- What is expected: The lines from the top of the material below through the line containing "arc[start angle=#2+6, end" are to be printed exactly, with pictures omitted.
● ● ●
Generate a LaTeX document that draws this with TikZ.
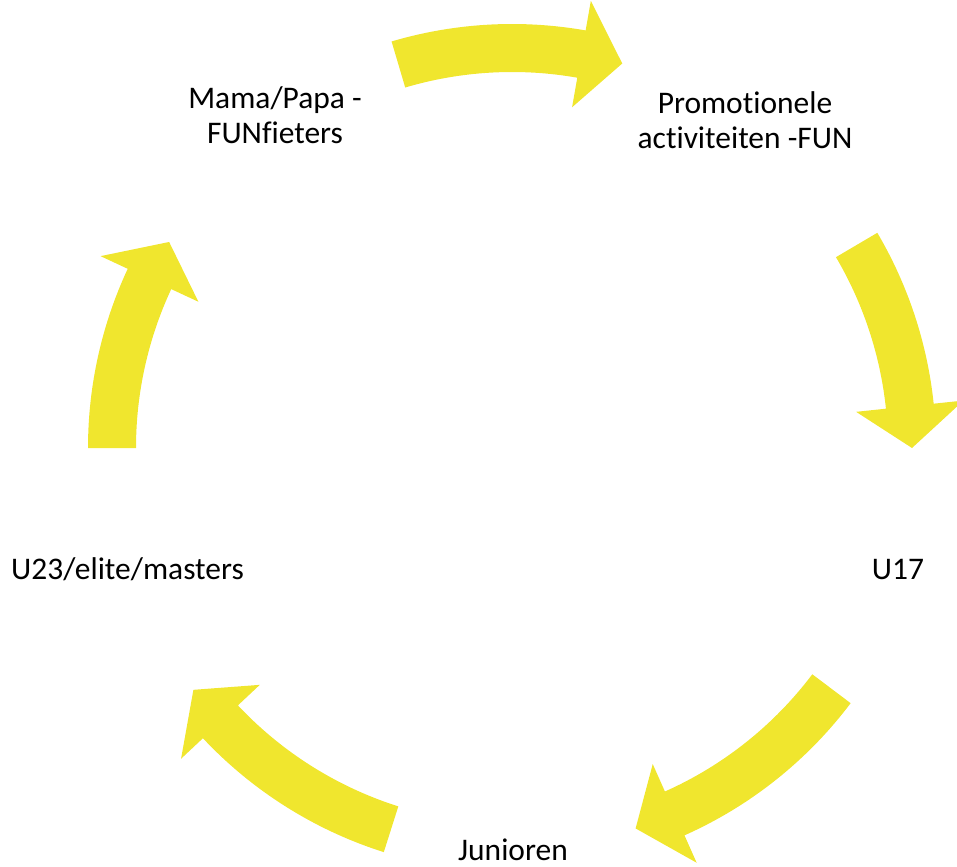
\documentclass[tikz,border=0pt]{standalone}
\usepackage{fontspec}
\setmainfont{Carlito}[Ligatures=NoCommon]
\definecolor{cycleyellow}{RGB}{240,230,46}

% one curved arrow of the cycle: #1 = tail angle, #2 = tip angle
\newcommand{\cyclearrow}[2]{%
  \fill[cycleyellow] (#1:424) arc[start angle=#1, end angle=#2+6, radius=424]
    -- (#2+6:454) -- (#2:400) -- (#2+6:346) -- (#2+6:376)
    arc[start angle=#2+6, end angle=#1, radius=376] -- cycle;}

\begin{document}
\begin{tikzpicture}[x=0.75pt,y=0.75pt,
    lbl/.style={inner sep=0pt, align=center, anchor=base,
      font=\fontsize{23.6}{26}\selectfont}]
  \useasboundingbox (0,0) rectangle (957,-867);

  \begin{scope}[shift={(512,-448)}]
    \cyclearrow{106.5}{74}
    \cyclearrow{30.5}{0}
    \cyclearrow{-37}{-72}
    \cyclearrow{252.4}{217.2}
    \cyclearrow{180}{149}
  \end{scope}

  \node[lbl] (promo) at (745,-148) {Promotionele\\activiteiten -FUN};
  \node[lbl] (u17) at (898,-579) {U17};
  \node[lbl] (junioren) at (513,-860) {Junioren};
  \node[lbl] (u23) at (127.5,-579) {U23/elite/masters};
  \node[lbl] (mama) at (275,-143) {Mama/Papa -\\FUNfieters};
\end{tikzpicture}
\end{document}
● ● ●
- Response to the exercise:
Generate a LaTeX document that draws this with TikZ.
\documentclass[tikz,border=0pt]{standalone}
\usepackage{fontspec}
\setmainfont{Carlito}[Ligatures=NoCommon]
\definecolor{cycleyellow}{RGB}{240,230,46}

% one curved arrow of the cycle: #1 = tail angle, #2 = tip angle
\newcommand{\cyclearrow}[2]{%
  \fill[cycleyellow] (#1:424) arc[start angle=#1, end angle=#2+6, radius=424]
    -- (#2+6:454) -- (#2:400) -- (#2+6:346) -- (#2+6:376)
    arc[start angle=#2+6, end angle=#1, radius=376] -- cycle;}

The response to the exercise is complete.